The outcomes of sanctions screening should include the application of enhanced scrutiny or additional controls to higher-risk customers or transactions, as warranted.
– Testing: LFIs should have in place adequate processes to ensure that aforesaid data feeding into their sanctions screening program meets established data quality standards, that data is subject to testing and validation at risk-based intervals, and that identified data quality issues are remediated in a timely manner. Further Data validation should occur at minimum every 12 to 18 months, as per the risk profile
– Review: LFIs should document and track sanctions screening outputs in order to identify and address any technical or operational issues and understand key risks or trends over time. Irregularities in sanctions screening system performance, including significant changes in the volume of apparent matches to sanctions lists over time, maybe indicative of underlying data quality or data integrity issues.
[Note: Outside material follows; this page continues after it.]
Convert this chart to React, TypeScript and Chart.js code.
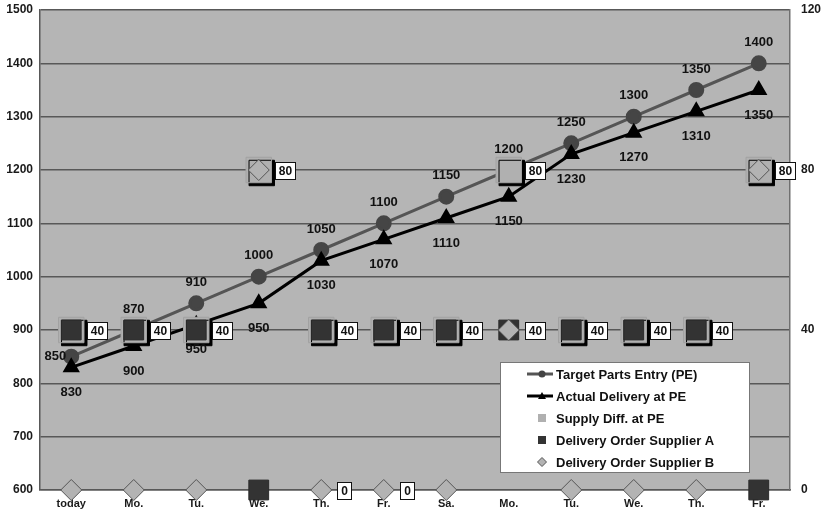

– Training: LFIs should ensure that personnel with sanctions screening responsibilities have adequate experience and expertise and receive role-specific training
– Tone From Top: The board and senior management should also communicate clear risk appetites within their institutions and set a strong tone from the top that the implementation of targeted financial sanctions is a priority
Examples of automated Tools: Automated name screening tools that compare customer databases against applicable sanctions lists live payment, and other transaction filtering tools that screen payment message and transaction data against applicable sanctions lists prior to execution, including text analytics tools
Examples of manual tools: manual reporting and escalations of potentially sanctions-related activity by LFI employees manual reviews of document-based transactions (such as documentary trade finance transactions or loans), and periodic or event-based CDD reviews.